• What the task asks: Please give the listing again, word for word, with nothing left out.

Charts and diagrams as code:
----

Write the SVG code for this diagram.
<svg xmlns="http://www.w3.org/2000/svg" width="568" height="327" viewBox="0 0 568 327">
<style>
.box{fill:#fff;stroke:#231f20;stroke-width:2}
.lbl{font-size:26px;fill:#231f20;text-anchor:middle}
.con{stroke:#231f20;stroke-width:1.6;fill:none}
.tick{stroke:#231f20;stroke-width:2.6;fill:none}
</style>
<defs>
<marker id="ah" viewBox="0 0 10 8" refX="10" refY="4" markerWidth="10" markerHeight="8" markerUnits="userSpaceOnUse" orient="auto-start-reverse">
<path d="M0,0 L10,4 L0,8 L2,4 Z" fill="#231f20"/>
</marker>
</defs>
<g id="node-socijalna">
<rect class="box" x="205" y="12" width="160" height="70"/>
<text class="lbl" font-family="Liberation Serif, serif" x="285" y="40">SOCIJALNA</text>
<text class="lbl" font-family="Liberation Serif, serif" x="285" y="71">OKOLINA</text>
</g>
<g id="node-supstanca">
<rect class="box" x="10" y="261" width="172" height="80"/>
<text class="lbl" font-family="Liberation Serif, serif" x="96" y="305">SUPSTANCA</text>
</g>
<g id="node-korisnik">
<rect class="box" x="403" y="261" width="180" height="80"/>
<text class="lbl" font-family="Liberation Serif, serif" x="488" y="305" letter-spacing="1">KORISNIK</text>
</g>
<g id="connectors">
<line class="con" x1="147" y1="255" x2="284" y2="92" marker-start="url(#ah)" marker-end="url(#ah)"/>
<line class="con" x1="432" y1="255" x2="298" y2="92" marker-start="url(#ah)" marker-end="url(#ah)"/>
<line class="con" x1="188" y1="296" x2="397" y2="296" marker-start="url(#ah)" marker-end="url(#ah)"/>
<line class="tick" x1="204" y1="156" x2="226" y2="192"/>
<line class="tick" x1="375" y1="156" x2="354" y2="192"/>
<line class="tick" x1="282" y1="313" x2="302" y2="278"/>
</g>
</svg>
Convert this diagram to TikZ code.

----

• Output:
Write the SVG code for this diagram.
<svg xmlns="http://www.w3.org/2000/svg" width="568" height="327" viewBox="0 0 568 327">
<style>
.box{fill:#fff;stroke:#231f20;stroke-width:2}
.lbl{font-size:26px;fill:#231f20;text-anchor:middle}
.con{stroke:#231f20;stroke-width:1.6;fill:none}
.tick{stroke:#231f20;stroke-width:2.6;fill:none}
</style>
<defs>
<marker id="ah" viewBox="0 0 10 8" refX="10" refY="4" markerWidth="10" markerHeight="8" markerUnits="userSpaceOnUse" orient="auto-start-reverse">
<path d="M0,0 L10,4 L0,8 L2,4 Z" fill="#231f20"/>
</marker>
</defs>
<g id="node-socijalna">
<rect class="box" x="205" y="12" width="160" height="70"/>
<text class="lbl" font-family="Liberation Serif, serif" x="285" y="40">SOCIJALNA</text>
<text class="lbl" font-family="Liberation Serif, serif" x="285" y="71">OKOLINA</text>
</g>
<g id="node-supstanca">
<rect class="box" x="10" y="261" width="172" height="80"/>
<text class="lbl" font-family="Liberation Serif, serif" x="96" y="305">SUPSTANCA</text>
</g>
<g id="node-korisnik">
<rect class="box" x="403" y="261" width="180" height="80"/>
<text class="lbl" font-family="Liberation Serif, serif" x="488" y="305" letter-spacing="1">KORISNIK</text>
</g>
<g id="connectors">
<line class="con" x1="147" y1="255" x2="284" y2="92" marker-start="url(#ah)" marker-end="url(#ah)"/>
<line class="con" x1="432" y1="255" x2="298" y2="92" marker-start="url(#ah)" marker-end="url(#ah)"/>
<line class="con" x1="188" y1="296" x2="397" y2="296" marker-start="url(#ah)" marker-end="url(#ah)"/>
<line class="tick" x1="204" y1="156" x2="226" y2="192"/>
<line class="tick" x1="375" y1="156" x2="354" y2="192"/>
<line class="tick" x1="282" y1="313" x2="302" y2="278"/>
</g>
</svg>
Convert this diagram to TikZ code.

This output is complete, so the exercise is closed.